-- Exercise description --
Collect the lines of the entries where "with" shows up.

-- Exercise inputs --
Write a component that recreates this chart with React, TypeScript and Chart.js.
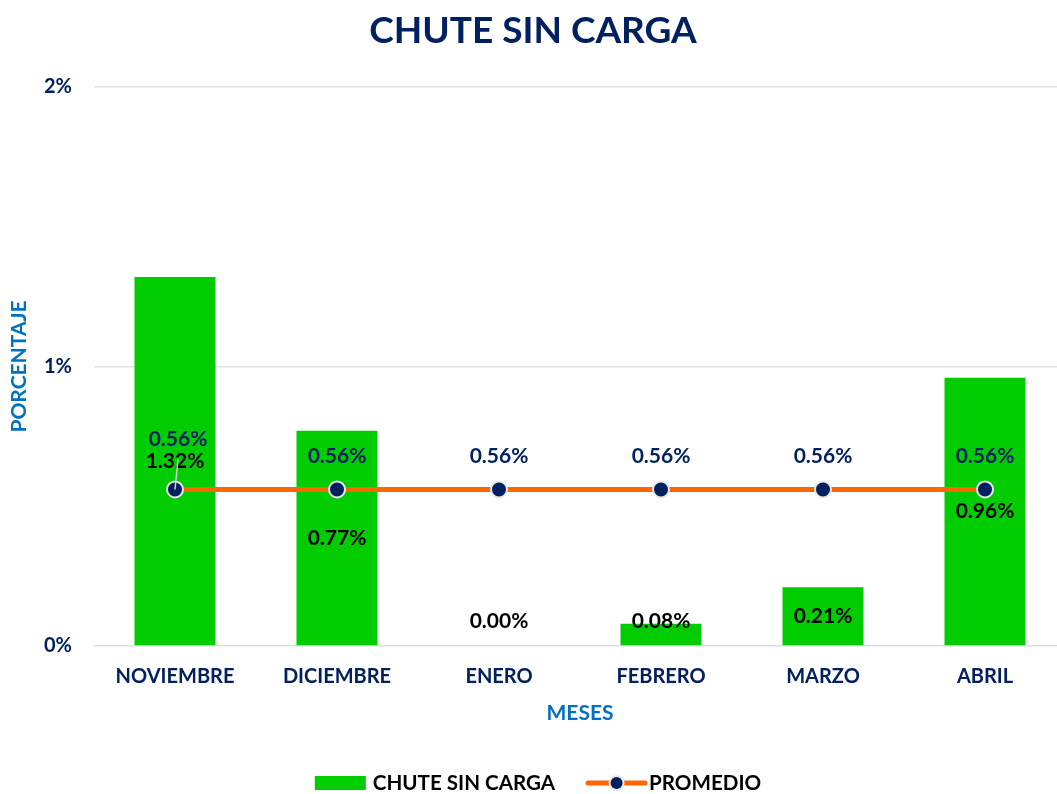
import { useEffect, useRef } from 'react';
import { Chart, registerables } from 'chart.js';

Chart.register(...registerables);

const chartTitle = 'CHUTE SIN CARGA';
const categories = ['NOVIEMBRE', 'DICIEMBRE', 'ENERO', 'FEBRERO', 'MARZO', 'ABRIL'];
const chuteValues = [1.32, 0.77, 0.0, 0.08, 0.21, 0.96];
const promedioValues = [0.56, 0.56, 0.56, 0.56, 0.56, 0.56];
const seriesNames = ['CHUTE SIN CARGA', 'PROMEDIO'];
const yTickValues = [0, 1, 2];
const xAxisTitle = 'MESES';
const yAxisTitle = 'PORCENTAJE';

const FONT = 'Lato';
const NAVY = '#002060';
const BLUE = '#0070C0';
const GREEN = '#00CC00';
const ORANGE = '#FF6600';
const GRID = '#DCDFE6';

const fmt = (v: number) => v.toFixed(2) + '%';

const labelsPlugin = {
  id: 'customLabels',
  afterDatasetsDraw(chart: any) {
    const ctx = chart.ctx;
    const bars = chart.getDatasetMeta(0).data;
    const pts = chart.getDatasetMeta(1).data;
    const zeroY = chart.scales.y.getPixelForValue(0);
    ctx.save();
    ctx.font = `bold 21px ${FONT}`;
    ctx.textAlign = 'center';
    ctx.textBaseline = 'middle';
    bars.forEach((b: any, i: number) => {
      const y = Math.min((b.y + b.base) / 2, zeroY - 25);
      ctx.fillStyle = '#000000';
      ctx.fillText(fmt(chuteValues[i]), b.x, y);
    });
    pts.forEach((p: any, i: number) => {
      let lx = p.x;
      let ly = p.y - 33;
      if (i === 0) {
        lx = p.x + 3;
        ly = p.y - 50;
        ctx.strokeStyle = '#D0D0D0';
        ctx.lineWidth = 1.5;
        ctx.beginPath();
        ctx.moveTo(p.x, p.y);
        ctx.lineTo(p.x + 3, p.y - 30);
        ctx.stroke();
      }
      ctx.fillStyle = NAVY;
      ctx.fillText(fmt(promedioValues[i]), lx, ly);
    });
    ctx.restore();
  },
  afterDraw(chart: any) {
    const ctx = chart.ctx;
    ctx.save();
    ctx.font = `bold 20.6px ${FONT}`;
    ctx.textBaseline = 'middle';
    ctx.textAlign = 'left';
    const w1 = ctx.measureText(seriesNames[0]).width;
    const w2 = ctx.measureText(seriesNames[1]).width;
    const total = 51 + 7 + w1 + 33 + 57 + 4 + w2;
    let x = 538 - total / 2;
    const y = 783;
    ctx.fillStyle = GREEN;
    ctx.fillRect(x, y - 7, 51, 14);
    x += 58;
    ctx.fillStyle = '#000000';
    ctx.fillText(seriesNames[0], x, y);
    x += w1 + 33;
    ctx.strokeStyle = ORANGE;
    ctx.lineWidth = 5;
    ctx.lineCap = 'round';
    ctx.beginPath();
    ctx.moveTo(x, y);
    ctx.lineTo(x + 57, y);
    ctx.stroke();
    ctx.beginPath();
    ctx.arc(x + 28.5, y, 7, 0, Math.PI * 2);
    ctx.fillStyle = NAVY;
    ctx.fill();
    ctx.lineWidth = 2;
    ctx.strokeStyle = '#E8E8E8';
    ctx.stroke();
    x += 61;
    ctx.fillStyle = '#000000';
    ctx.fillText(seriesNames[1], x, y);
    ctx.restore();
  },
};

export default function App() {
  const ref = useRef<HTMLCanvasElement>(null);
  useEffect(() => {
    if (!ref.current) return;
    const chart = new Chart(ref.current, {
      type: 'bar',
      data: {
        labels: categories,
        datasets: [
          {
            type: 'bar',
            label: seriesNames[0],
            data: chuteValues,
            backgroundColor: GREEN,
            borderWidth: 0,
            barPercentage: 1,
            categoryPercentage: 0.5,
            order: 1,
          },
          {
            type: 'line',
            label: seriesNames[1],
            data: promedioValues,
            borderColor: ORANGE,
            borderWidth: 5,
            pointRadius: 8,
            pointBackgroundColor: NAVY,
            pointBorderColor: '#E8E8E8',
            pointBorderWidth: 2,
            order: 0,
          },
        ] as any,
      },
      options: {
        responsive: false,
        animation: false,
        layout: { autoPadding: false, padding: { top: 0, left: 0, right: 0, bottom: 68 } },
        plugins: {
          legend: { display: false },
          tooltip: { enabled: false },
          title: {
            display: true,
            text: chartTitle,
            color: NAVY,
            font: { family: FONT, size: 37, weight: 'bold' },
            padding: { top: 9, bottom: 33.6 },
          },
        },
        scales: {
          x: {
            grid: { display: false, drawTicks: false },
            border: { display: false },
            ticks: {
              color: NAVY,
              font: { family: FONT, size: 20, weight: 'bold' },
              padding: 19,
              maxRotation: 0,
            },
            title: {
              display: true,
              text: xAxisTitle,
              color: BLUE,
              font: { family: FONT, size: 21, weight: 'bold' },
              padding: { top: 0, bottom: 0 },
            },
            afterFit: (s: any) => {
              s.height = 80;
              s.paddingLeft = 0;
              s.paddingRight = 0;
            },
          },
          y: {
            min: 0,
            max: 2,
            afterBuildTicks: (s: any) => {
              s.ticks = yTickValues.map((v) => ({ value: v }));
            },
            grid: { color: GRID, lineWidth: 1.5, drawTicks: false },
            border: { display: false },
            ticks: {
              color: NAVY,
              font: { family: FONT, size: 20, weight: 'bold' },
              padding: 22,
              callback: (v: any) => v + '%',
            },
            title: {
              display: true,
              text: yAxisTitle,
              color: BLUE,
              font: { family: FONT, size: 21, weight: 'bold' },
              padding: { top: 7, bottom: 0 },
            },
            afterFit: (s: any) => {
              s.width = 94;
            },
          },
        },
      },
      plugins: [labelsPlugin],
    });
    return () => chart.destroy();
  }, []);
  return (
    <div style={{ position: 'fixed', left: 0, top: 0, width: 1057, height: 794, overflow: 'hidden', background: '#fff' }}>
      <canvas ref={ref} width={1066} height={794} style={{ display: 'block' }} />
    </div>
  );
}
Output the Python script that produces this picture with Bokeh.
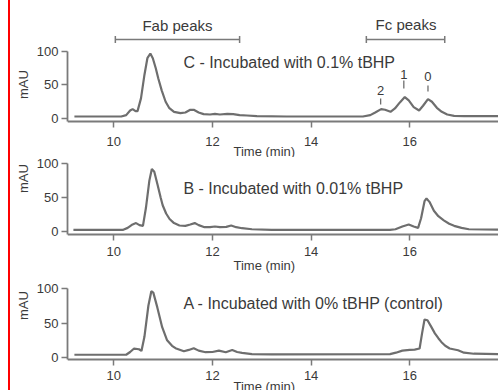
from bokeh.plotting import figure
from bokeh.models import Label, Range1d, FixedTicker, Whisker, TeeHead, Title
from bokeh.layouts import column
from bokeh.embed import file_html
from bokeh.resources import INLINE

# ---------------- data ----------------
x_ticks = [10, 12, 14, 16]
y_ticks = [0, 50, 100]

time_c = [9.2, 10.15, 10.25, 10.33, 10.38, 10.44, 10.48, 10.55, 10.62, 10.68, 10.74, 10.79,
          10.85, 10.90, 10.97, 11.05, 11.12, 11.22, 11.35, 11.45, 11.55, 11.62, 11.72, 11.82,
          11.95, 12.05, 12.15, 12.30, 12.42, 12.55, 12.70, 12.90, 13.5, 14.5, 15.05, 15.2,
          15.3, 15.42, 15.5, 15.61, 15.7, 15.8, 15.9, 15.98, 16.08, 16.19, 16.27, 16.37,
          16.45, 16.55, 16.65, 16.76, 16.9, 17.1, 17.8]
mau_c = [3, 3, 5, 12, 14, 11, 11, 30, 65, 90, 97, 90,
         75, 60, 42, 25, 16, 10, 8, 9, 13, 13, 9, 6.5,
         6, 7, 6, 7, 6.5, 5, 4.5, 3.5, 3, 3, 3, 5,
         9, 14, 13, 10, 15, 24, 32, 27, 17, 12, 19, 29,
         25, 16, 10, 6, 4, 3.5, 3.5]

time_b = [9.18, 10.18, 10.28, 10.38, 10.45, 10.52, 10.59, 10.65, 10.72, 10.77, 10.82, 10.89,
          10.95, 10.99, 11.06, 11.13, 11.22, 11.33, 11.45, 11.55, 11.64, 11.72, 11.84, 11.95,
          12.05, 12.15, 12.28, 12.38, 12.48, 12.6, 12.8, 13.2, 15.6, 15.71, 15.85, 15.98,
          16.08, 16.17, 16.23, 16.3, 16.34, 16.4, 16.49, 16.58, 16.69, 16.8, 16.9, 17.05,
          17.2, 17.8]
mau_b = [3, 3, 6, 11, 13, 10, 9, 35, 75, 92, 88, 68,
         50, 39, 27, 19, 13, 9.5, 9, 11, 13, 10, 7, 7,
         8, 7, 7.5, 9.5, 7, 5.5, 4, 3, 3, 4, 8, 11,
         8, 6, 20, 45, 49, 44, 31, 23, 17, 12, 9, 6,
         4, 3.5]

time_a = [9.2, 10.25, 10.33, 10.41, 10.51, 10.56, 10.62, 10.7, 10.76, 10.8, 10.88, 10.98,
          11.08, 11.18, 11.25, 11.42, 11.52, 11.62, 11.72, 11.86, 12.0, 12.13, 12.27, 12.4,
          12.5, 12.6, 12.8, 13.2, 15.6, 15.72, 15.85, 16.0, 16.1, 16.2, 16.25, 16.3,
          16.36, 16.44, 16.51, 16.58, 16.64, 16.72, 16.81, 16.98, 17.1, 17.3, 17.8]
mau_a = [4, 4, 8, 13, 12, 9.5, 30, 75, 96, 94, 73, 44,
         25, 17, 13.5, 9, 11, 13.5, 10, 7.7, 8, 10, 7.7, 11,
         8, 6.8, 5, 4.5, 5, 7, 10, 11, 11.5, 13, 35, 55,
         54, 44, 35, 28, 22.6, 17, 13, 10.5, 7, 5.5, 5]

panel_titles = ["C - Incubated with 0.1% tBHP",
                "B - Incubated with 0.01% tBHP",
                "A - Incubated with 0% tBHP (control)"]

fab_range = [10.03, 12.55]
fc_range = [15.12, 16.71]
peak_names = ["2", "1", "0"]
peak_times = [15.41, 15.88, 16.37]

# ---------------- styling ----------------
FONT = "Liberation Sans"
TRACE = "#6e6e6e"
AXIS = "#7a7a7a"
TEXT = "#3a3a3a"
W = 488
LEFT = 57
X0, X1 = 9.06, 17.8
TIME_X = 13.05


def make_panel(height, y0, y1, axis_at, times, vals, standoff, mau_offset, time_off):
    p = figure(width=W, height=height, x_range=Range1d(X0, X1), y_range=Range1d(y0, y1),
               output_backend="svg", toolbar_location=None,
               min_border_left=LEFT, min_border_right=0,
               min_border_top=0, min_border_bottom=0)
    p.outline_line_color = None
    p.grid.visible = False
    p.background_fill_color = "white"
    p.border_fill_color = "white"
    p.line(times, vals, line_color=TRACE, line_width=2.2)

    p.xaxis.ticker = FixedTicker(ticks=x_ticks)
    p.yaxis.ticker = FixedTicker(ticks=y_ticks)
    p.xaxis.fixed_location = axis_at
    p.yaxis.bounds = (axis_at, 100)
    for ax in (p.xaxis[0], p.yaxis[0]):
        ax.axis_line_color = AXIS
        ax.axis_line_width = 1.8
        ax.major_tick_line_color = AXIS
        ax.major_tick_line_width = 1.5
        ax.major_tick_out = 6
        ax.major_tick_in = 0
        ax.minor_tick_line_color = None
        ax.major_label_text_font = FONT
        ax.major_label_text_font_size = "13px"
        ax.major_label_text_color = TEXT
    p.xaxis.major_label_standoff = standoff
    p.yaxis.major_label_standoff = 3
    p.add_layout(Title(text="mAU", align="left", offset=mau_offset, standoff=6,
                       text_font=FONT, text_font_size="13px", text_font_style="normal",
                       text_color=TEXT), "left")
    p.add_layout(Label(x=TIME_X, y=axis_at, y_offset=time_off, text="Time (min)",
                       text_font=FONT, text_font_size="13px", text_color=TEXT,
                       text_align="center", text_baseline="middle"))
    return p


def add_text(p, x, y, text, size="16px", align="left"):
    p.add_layout(Label(x=x, y=y, text=text, text_font=FONT, text_font_size=size,
                       text_color=TEXT, text_align=align, text_baseline="middle"))


# panel C
pC = make_panel(157, -58.2, 176.1, -4.48, time_c, mau_c, 9, 58.5, -30)
add_text(pC, 11.41, 84.3, panel_titles[0])
add_text(pC, sum(fab_range) / 2, 138.8, "Fab peaks", size="15px", align="center")
add_text(pC, sum(fc_range) / 2 + 0.01, 140.3, "Fc peaks", size="15px", align="center")
for rng in (fab_range, fc_range):
    pC.add_layout(Whisker(base=118, lower=rng[0], upper=rng[1], dimension="width",
                          line_color=AXIS, line_width=1.5,
                          lower_head=TeeHead(size=7, line_color=AXIS, line_width=1.5),
                          upper_head=TeeHead(size=7, line_color=AXIS, line_width=1.5)))
name_y = [41.8, 65.7, 62.7]
tick_y = [(29.9, 20.9), (56.7, 44.8), (49.3, 40.3)]
for nm, t, ny, (ty0, ty1) in zip(peak_names, peak_times, name_y, tick_y):
    add_text(pC, t, ny, nm, size="13px", align="center")
    pC.segment(x0=[t], y0=[ty0], x1=[t], y1=[ty1], line_color=TRACE, line_width=1.3)

# panel B
pB = make_panel(119, -65.0, 108.76, -3.65, time_b, mau_b, 7, 83.5, -31)
add_text(pB, 11.41, 63.5, panel_titles[1])

# panel A
pA = make_panel(114, -47.8, 117.4, -2.9, time_a, mau_a, 5, 70.5, -27)
add_text(pA, 11.41, 78.3, panel_titles[2])

layout = column(pC, pB, pA, styles={"margin-left": "8px", "border-left": "2px solid #ff0000"})

open("out.html", "w").write(file_html(layout, INLINE))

-- The reply --
Write a component that recreates this chart with React, TypeScript and Chart.js.
Output the Python script that produces this picture with Bokeh.
panel_titles = ["C - Incubated with 0.1% tBHP",
                "B - Incubated with 0.01% tBHP",
                "A - Incubated with 0% tBHP (control)"]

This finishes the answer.